La coscienza di oggi, le idee, lo sviluppo politico e rivoluzionario non ci possono condurre a non stimare nè a dimenticare nemmeno per un istante i successi di questa generazione sono vittorie di coloro che un giorno si sollevarono, liberarono gli schiavi, proclamarono l’indipendenza, iniziarono il cammino dell’eroismo in quella lotta che servi da stimolo e da esempio a tutte le generazioni successive.
A questo esempio s’ispirò la generazione del’95; in questo esempio s’ispirarono i combattenti rivoluzionari nei 60 anni di repubblica manipolata.
In questi esempi d’eroismo, in questa tradizione s’ispirarono i combattenti che combatterono le ultime battaglie nel nostro paese.

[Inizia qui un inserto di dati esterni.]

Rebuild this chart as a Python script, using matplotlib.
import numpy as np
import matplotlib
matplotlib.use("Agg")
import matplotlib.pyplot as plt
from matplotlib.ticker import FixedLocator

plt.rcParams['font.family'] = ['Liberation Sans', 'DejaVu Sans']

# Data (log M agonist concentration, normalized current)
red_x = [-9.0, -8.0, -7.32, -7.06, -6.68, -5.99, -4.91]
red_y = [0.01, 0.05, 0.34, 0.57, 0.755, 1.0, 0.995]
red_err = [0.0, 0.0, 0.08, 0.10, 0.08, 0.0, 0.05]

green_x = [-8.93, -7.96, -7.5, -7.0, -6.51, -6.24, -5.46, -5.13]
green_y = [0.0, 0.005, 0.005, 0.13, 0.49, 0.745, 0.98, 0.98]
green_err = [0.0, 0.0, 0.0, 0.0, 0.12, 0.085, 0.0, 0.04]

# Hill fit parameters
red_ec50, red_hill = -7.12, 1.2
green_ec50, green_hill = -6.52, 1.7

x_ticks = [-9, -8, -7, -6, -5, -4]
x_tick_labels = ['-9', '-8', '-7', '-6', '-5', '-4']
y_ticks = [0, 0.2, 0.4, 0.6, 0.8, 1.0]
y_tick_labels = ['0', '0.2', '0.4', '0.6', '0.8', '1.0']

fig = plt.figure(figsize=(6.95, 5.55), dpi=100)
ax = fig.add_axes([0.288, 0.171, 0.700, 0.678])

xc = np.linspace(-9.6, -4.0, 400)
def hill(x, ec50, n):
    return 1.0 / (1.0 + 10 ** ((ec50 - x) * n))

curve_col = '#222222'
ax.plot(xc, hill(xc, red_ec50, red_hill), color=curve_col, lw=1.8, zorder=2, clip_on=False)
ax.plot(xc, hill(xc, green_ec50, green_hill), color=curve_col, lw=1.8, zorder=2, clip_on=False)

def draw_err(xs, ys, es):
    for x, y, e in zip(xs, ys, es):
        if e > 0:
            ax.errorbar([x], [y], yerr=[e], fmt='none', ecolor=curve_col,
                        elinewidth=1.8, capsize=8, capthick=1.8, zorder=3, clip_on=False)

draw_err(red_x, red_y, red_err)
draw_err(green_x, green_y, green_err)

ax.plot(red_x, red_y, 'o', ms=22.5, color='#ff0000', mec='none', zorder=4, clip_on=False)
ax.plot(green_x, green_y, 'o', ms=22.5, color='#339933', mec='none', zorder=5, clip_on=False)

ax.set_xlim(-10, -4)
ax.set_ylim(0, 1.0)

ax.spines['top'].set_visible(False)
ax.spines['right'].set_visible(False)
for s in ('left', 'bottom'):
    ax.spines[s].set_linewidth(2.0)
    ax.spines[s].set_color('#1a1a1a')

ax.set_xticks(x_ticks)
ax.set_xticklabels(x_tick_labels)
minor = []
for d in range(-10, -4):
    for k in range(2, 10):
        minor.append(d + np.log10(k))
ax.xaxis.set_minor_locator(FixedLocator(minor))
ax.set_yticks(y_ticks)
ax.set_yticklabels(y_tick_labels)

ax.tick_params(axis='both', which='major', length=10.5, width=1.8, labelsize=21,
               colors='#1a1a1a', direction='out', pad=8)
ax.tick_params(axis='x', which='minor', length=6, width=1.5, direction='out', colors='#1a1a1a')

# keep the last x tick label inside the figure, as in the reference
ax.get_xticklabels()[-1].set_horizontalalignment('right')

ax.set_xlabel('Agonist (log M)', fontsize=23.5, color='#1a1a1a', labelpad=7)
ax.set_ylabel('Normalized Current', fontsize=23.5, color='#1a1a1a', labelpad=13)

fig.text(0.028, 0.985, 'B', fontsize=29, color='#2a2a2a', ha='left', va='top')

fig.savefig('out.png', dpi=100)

Quello che fecero quei combattenti quasi disarmati dev’essere sempre motivo d’ispirazione per i rivoluzionari di oggi; dev’essere sempre motivo di fiducia nel nostro popolo, nella sua forza e la sua capacità di lotta nel suo destino; si deve dare sicurezza al nostro paese, che niente e nessuno in questo mondo potrà abbatterci e che nessuno potrà vincere questa Rivoluzione!
Perchè questo popolo che ha lottato cento anni per il suo destino è capace di lottare per altri cento anni per mantenerlo.

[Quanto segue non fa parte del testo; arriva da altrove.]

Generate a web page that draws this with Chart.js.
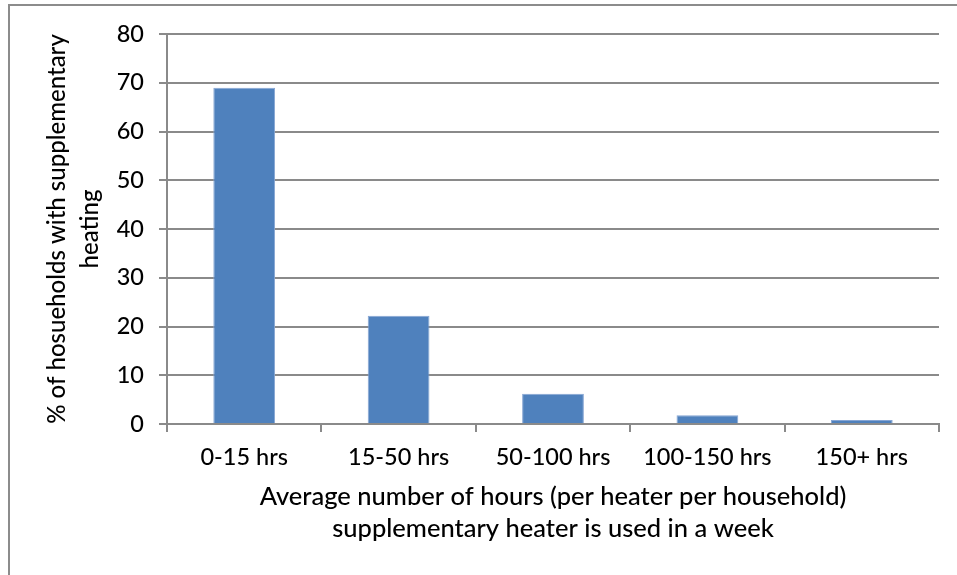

Abbiamo moltissimi motivi per guardare la nostra storia con orgoglio, per comprendere con profonda soddisfazione che questo popolo che ha lottato cento anni per il suo destino, è capace di lottare altri cento anni per mantenerlo.
Abbiamo infiniti motivi per guardare la storia con orgoglio, per comprenderla con profonda soddisfazione. La nostra storia compie cento anni. Non la storia della colonia che ne ha di più; la storia della nazione cubana, della patria cubana, quella del popolo cubano, del suo pensiero politico, della sua coscienza rivoluzionaria !

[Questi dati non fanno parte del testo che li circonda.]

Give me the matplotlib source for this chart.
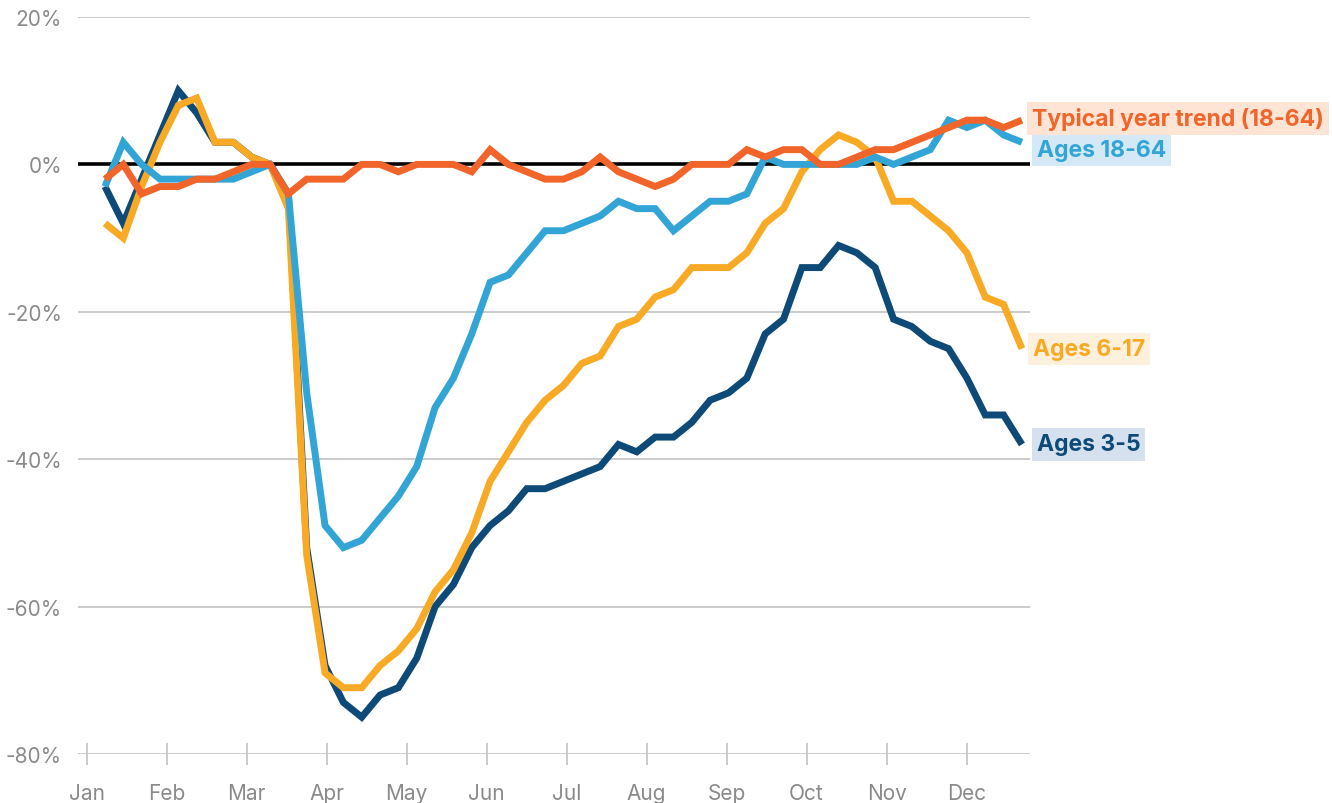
import matplotlib
matplotlib.use("Agg")
import matplotlib.pyplot as plt
import numpy as np

plt.rcParams['font.family'] = ['Inter', 'DejaVu Sans']

months = ["Jan", "Feb", "Mar", "Apr", "May", "Jun", "Jul", "Aug", "Sep", "Oct", "Nov", "Dec"]
weeks = list(range(1, 52))

typical = [-2, 0, -4, -3, -3, -2, -2, -1, 0, 0, -4, -2, -2, -2, 0, 0, -1, 0, 0, 0,
           -1, 2, 0, -1, -2, -2, -1, 1, -1, -2, -3, -2, 0, 0, 0, 2, 1, 2, 2, 0,
           0, 1, 2, 2, 3, 4, 5, 6, 6, 5, 6]
ages_18_64 = [-3, 3, 0, -2, -2, -2, -2, -2, -1, 0, -4, -31, -49, -52, -51, -48, -45, -41, -33, -29,
              -23, -16, -15, -12, -9, -9, -8, -7, -5, -6, -6, -9, -7, -5, -5, -4, 1, 0, 0, 0,
              0, 0, 1, 0, 1, 2, 6, 5, 6, 4, 3]
ages_6_17 = [-8, -10, -3, 3, 8, 9, 3, 3, 1, 0, -6, -53, -69, -71, -71, -68, -66, -63, -58, -55,
             -50, -43, -39, -35, -32, -30, -27, -26, -22, -21, -18, -17, -14, -14, -14, -12, -8, -6, -1, 2,
             4, 3, 1, -5, -5, -7, -9, -12, -18, -19, -25]
ages_3_5 = [-3, -8, -2, 4, 10, 7, 3, 3, 1, 0, -4, -52, -68, -73, -75, -72, -71, -67, -60, -57,
            -52, -49, -47, -44, -44, -43, -42, -41, -38, -39, -37, -37, -35, -32, -31, -29, -23, -21, -14, -14,
            -11, -12, -14, -21, -22, -24, -25, -29, -34, -34, -38]

series_labels = ["Ages 3-5", "Ages 6-17", "Ages 18-64", "Typical year trend (18-64)"]
colors = ["#0e4a78", "#f9aa25", "#33a4d6", "#f1652a"]
box_colors = ["#d6e1ef", "#fdf0dc", "#d4e8f6", "#fde4d4"]
label_y = [-38, -25, 1.9, 6.2]
label_x = [51.8, 51.6, 51.8, 51.55]

fig = plt.figure(figsize=(13.32, 8.04), dpi=100)
ax = fig.add_axes([78/1332, 1-755/804, (1030-78)/1332, (755-18)/804])

for s in ax.spines.values():
    s.set_visible(False)

ax.set_ylim(-80, 20)
ax.set_xlim(-0.47, 51.44)
yt = [-80, -60, -40, -20, 0, 20]
ax.set_yticks(yt)
ax.set_yticklabels([f"{v}%" for v in yt])
ax.yaxis.grid(True, color="#bdbdbd", linewidth=1.1, zorder=0)
ax.set_axisbelow(True)
ax.axhline(0, color="black", linewidth=2.6, zorder=1)

month_step = 80 / 18.34
ax.set_xticks([i * month_step for i in range(len(months))])
ax.set_xticklabels(months)

ax.tick_params(axis='y', length=0, pad=11.5, labelsize=15, labelcolor="#8a8a8a")
ax.tick_params(axis='x', direction='inout', length=16, width=1.1, color="#bdbdbd",
               pad=13, labelsize=15, labelcolor="#8a8a8a")

all_series = [ages_3_5, ages_6_17, ages_18_64, typical]
for i, (vals, c) in enumerate(zip(all_series, colors)):
    ax.plot(weeks, vals, color=c, linewidth=5.0, solid_joinstyle='miter',
            solid_capstyle='butt', zorder=3 + i)

for lab, c, bc, ly, lx in zip(series_labels, colors, box_colors, label_y, label_x):
    ax.text(lx, ly, lab, color=c, fontsize=16.5, fontweight='bold',
            va='center', ha='left', clip_on=False,
            bbox=dict(boxstyle='square,pad=0.22', facecolor=bc, edgecolor='none'))

fig.savefig("out.png", dpi=100)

È lungo il camino che abbiamo percorso ed anche la volontà, la decisione d’andare avanti senza interruzioni.
Il proposito di continuare a costruire questa bella storia con più fiducia e lavoro che mai è assoluto, affrontando l’imperialismo, difendendo la Rivoluzione nei campi necessari, affrontando il suo sviluppo per portare avanti tutte le possibilità della nostra natura, per spiegare pienamente tutte le energie del nostro popolo, tutte le possibilità della sua intelligenza.
Oggi i rivoluzionari di questa generazione, il nostro popolo, possono sentire l’intima e profonda soddisfazione di rendere a Céspedes, ai combattenti per la nostra indipendenza, l’unico omaggio, il più onesto, il più sincero, il più profondo, l’omaggio di un popolo che ha raccolto i frutti dei loro sacrifici e che dopo cento anni mantiene il potere del popolo e una Rivoluzione vittoriosa, disposto a seguire senza piegarsi, con fermezza e invincibilmente la marcia verso il futuro!